Skip to contents

This function visualizes the proportion of missing data or reporting rate for specified variables in a dataset. It creates a tile plot using ggplot2; where the x-axis can represent any categorical time such as time (e.g., year, month), and the y-axis can represents either variables or groupings (e.g., state). The output can further be manipulated to one's needs.

Usage

missing_plot(data, x_var, y_var = NULL, miss_vars = NULL, use_rep_rate = FALSE)

Arguments

data

A data frame containing the data to be visualized. Must include columns specified in 'x_var', 'y_var', and 'vars'.

x_var

A character string specifying the time variable in 'data' (e.g., "year", "month").
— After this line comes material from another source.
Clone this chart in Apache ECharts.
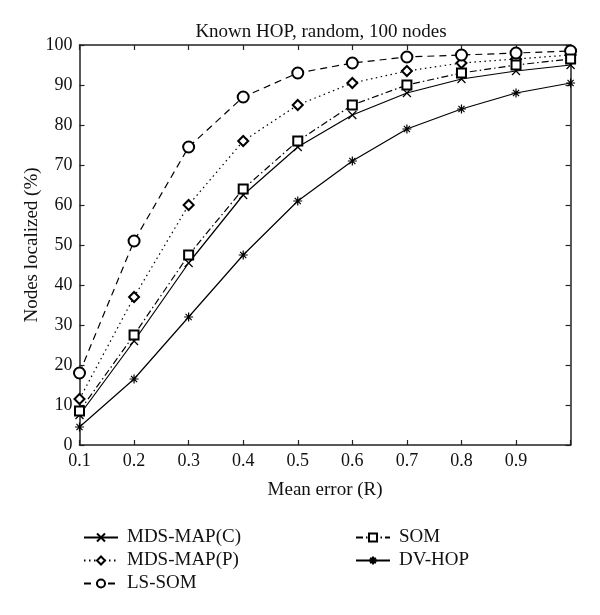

Must be provided.

y_var

An optional character string specifying the grouping variable in 'data' (e.g., "state"). If provided, only one variable can be specified in 'vars'.

miss_vars

An optional character vector specifying the variables to be visualized in 'data'. If NULL, all variables except 'x_var' and 'y_var' will be used.

use_rep_rate

A logical value. If TRUE, the reporting rate is visualized; otherwise, the proportion of missing data is visualized. Defaults to FALSE

Value

A ggplot2 object representing the tile plot.

Examples



# get path
path <- system.file(
        "extdata",
        "fake_epi_df_togo.rds",
         package = "epiCleanr")

fake_epi_df_togo <- import(path)

# Check misisng data by year
result <- missing_plot(fake_epi_df_togo,
             x_var = "year", use_rep_rate = FALSE)